__Data extract__
==================================================

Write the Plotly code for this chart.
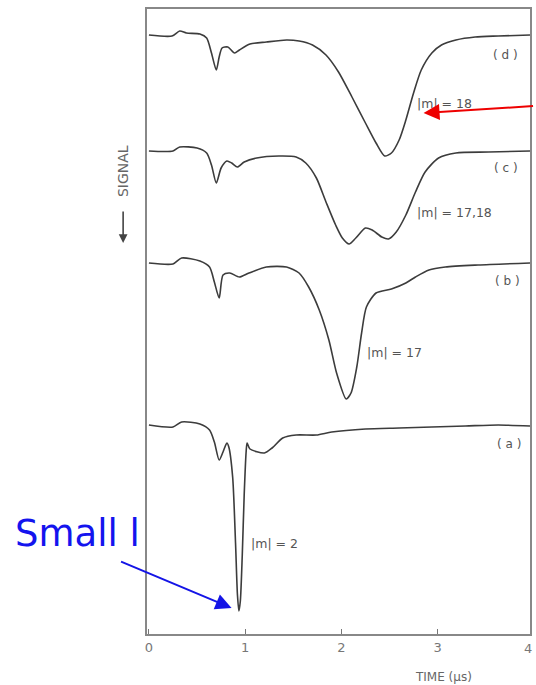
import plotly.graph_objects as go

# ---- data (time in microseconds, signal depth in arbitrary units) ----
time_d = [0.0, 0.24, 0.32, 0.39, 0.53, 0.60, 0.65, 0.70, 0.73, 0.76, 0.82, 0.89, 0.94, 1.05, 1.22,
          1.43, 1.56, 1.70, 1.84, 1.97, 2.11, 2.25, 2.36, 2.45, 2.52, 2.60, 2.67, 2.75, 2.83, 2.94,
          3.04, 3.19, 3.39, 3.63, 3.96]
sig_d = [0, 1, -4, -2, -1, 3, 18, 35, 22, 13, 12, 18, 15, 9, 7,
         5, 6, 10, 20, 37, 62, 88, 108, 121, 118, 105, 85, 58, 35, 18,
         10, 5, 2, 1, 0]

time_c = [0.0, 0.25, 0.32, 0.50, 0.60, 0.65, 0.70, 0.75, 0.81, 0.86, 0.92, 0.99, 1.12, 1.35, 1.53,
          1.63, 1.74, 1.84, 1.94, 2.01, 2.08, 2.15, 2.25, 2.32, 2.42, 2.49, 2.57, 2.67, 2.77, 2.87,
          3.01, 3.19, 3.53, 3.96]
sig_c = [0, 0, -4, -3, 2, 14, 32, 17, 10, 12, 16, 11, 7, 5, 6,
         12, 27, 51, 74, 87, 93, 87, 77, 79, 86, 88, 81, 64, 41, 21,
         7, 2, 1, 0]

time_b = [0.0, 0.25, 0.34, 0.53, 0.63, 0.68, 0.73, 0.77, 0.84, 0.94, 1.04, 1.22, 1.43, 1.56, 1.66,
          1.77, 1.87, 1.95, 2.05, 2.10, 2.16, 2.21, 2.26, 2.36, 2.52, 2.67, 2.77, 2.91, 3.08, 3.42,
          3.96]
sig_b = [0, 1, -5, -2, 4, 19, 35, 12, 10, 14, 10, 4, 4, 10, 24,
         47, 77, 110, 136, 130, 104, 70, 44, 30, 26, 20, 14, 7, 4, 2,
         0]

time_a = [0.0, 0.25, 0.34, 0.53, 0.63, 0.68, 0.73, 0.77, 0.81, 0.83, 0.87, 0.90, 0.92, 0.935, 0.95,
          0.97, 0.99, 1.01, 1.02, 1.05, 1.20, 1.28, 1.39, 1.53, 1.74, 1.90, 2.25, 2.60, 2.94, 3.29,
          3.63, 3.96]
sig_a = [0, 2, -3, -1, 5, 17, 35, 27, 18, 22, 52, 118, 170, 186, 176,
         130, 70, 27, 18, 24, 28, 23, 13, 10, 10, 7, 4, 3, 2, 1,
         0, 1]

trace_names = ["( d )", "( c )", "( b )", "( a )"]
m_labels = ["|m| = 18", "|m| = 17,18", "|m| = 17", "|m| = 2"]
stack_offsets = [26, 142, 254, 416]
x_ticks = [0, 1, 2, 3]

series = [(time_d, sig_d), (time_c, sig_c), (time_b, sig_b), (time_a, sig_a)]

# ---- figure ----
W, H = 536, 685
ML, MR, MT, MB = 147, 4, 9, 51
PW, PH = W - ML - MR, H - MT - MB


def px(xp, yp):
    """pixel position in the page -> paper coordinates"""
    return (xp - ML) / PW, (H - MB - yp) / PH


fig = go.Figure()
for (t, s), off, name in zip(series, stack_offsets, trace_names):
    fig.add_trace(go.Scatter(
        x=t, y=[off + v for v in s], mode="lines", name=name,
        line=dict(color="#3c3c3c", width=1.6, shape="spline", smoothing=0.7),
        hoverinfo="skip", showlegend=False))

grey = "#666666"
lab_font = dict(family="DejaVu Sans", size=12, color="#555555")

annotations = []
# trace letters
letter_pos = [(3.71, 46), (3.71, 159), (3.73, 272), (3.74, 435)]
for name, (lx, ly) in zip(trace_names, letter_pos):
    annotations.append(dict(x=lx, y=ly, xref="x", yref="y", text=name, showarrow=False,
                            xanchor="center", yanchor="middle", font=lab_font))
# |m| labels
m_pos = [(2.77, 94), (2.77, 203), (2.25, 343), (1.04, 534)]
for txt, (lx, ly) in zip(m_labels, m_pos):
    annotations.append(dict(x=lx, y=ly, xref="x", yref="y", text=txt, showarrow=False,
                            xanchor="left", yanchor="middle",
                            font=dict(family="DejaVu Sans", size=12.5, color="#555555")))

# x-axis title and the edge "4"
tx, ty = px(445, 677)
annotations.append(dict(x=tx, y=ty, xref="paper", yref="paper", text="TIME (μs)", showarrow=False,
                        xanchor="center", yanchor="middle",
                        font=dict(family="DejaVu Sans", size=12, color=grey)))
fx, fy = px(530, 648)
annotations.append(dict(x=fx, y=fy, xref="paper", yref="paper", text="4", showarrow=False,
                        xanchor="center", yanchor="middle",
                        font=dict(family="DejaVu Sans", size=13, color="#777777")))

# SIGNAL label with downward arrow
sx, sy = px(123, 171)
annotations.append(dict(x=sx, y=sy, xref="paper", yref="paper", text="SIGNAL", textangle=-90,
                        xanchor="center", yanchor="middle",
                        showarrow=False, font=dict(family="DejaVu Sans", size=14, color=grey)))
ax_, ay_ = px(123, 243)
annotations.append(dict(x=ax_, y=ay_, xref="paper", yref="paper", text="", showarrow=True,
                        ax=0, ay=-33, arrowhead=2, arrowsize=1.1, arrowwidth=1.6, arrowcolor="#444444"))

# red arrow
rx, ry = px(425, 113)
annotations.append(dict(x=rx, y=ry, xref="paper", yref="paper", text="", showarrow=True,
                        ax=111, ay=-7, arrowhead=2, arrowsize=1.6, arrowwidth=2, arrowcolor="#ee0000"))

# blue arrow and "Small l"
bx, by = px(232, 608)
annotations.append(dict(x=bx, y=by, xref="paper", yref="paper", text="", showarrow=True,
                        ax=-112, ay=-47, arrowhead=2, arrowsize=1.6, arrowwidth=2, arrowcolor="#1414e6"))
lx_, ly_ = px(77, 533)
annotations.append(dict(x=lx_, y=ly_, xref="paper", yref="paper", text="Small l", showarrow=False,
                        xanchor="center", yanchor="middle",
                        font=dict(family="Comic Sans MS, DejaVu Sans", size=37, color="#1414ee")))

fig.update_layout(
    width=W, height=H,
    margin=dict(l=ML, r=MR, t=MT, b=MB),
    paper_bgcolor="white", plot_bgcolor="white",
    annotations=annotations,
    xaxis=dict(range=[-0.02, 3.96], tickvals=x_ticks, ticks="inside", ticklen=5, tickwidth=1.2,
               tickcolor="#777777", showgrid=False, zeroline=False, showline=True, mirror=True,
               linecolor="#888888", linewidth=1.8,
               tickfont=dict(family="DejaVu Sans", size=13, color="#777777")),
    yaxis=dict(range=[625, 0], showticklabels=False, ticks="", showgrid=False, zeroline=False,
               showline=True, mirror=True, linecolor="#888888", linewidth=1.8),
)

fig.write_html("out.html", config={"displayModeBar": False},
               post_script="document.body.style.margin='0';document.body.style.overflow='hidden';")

==================================================

__Short problem__
Reproduce only the lines from the beginning of the data through the line that contains "import plotly.graph_objects as go", both included, and please drop the pictures.

__Solution__
Write the Plotly code for this chart.
import plotly.graph_objects as go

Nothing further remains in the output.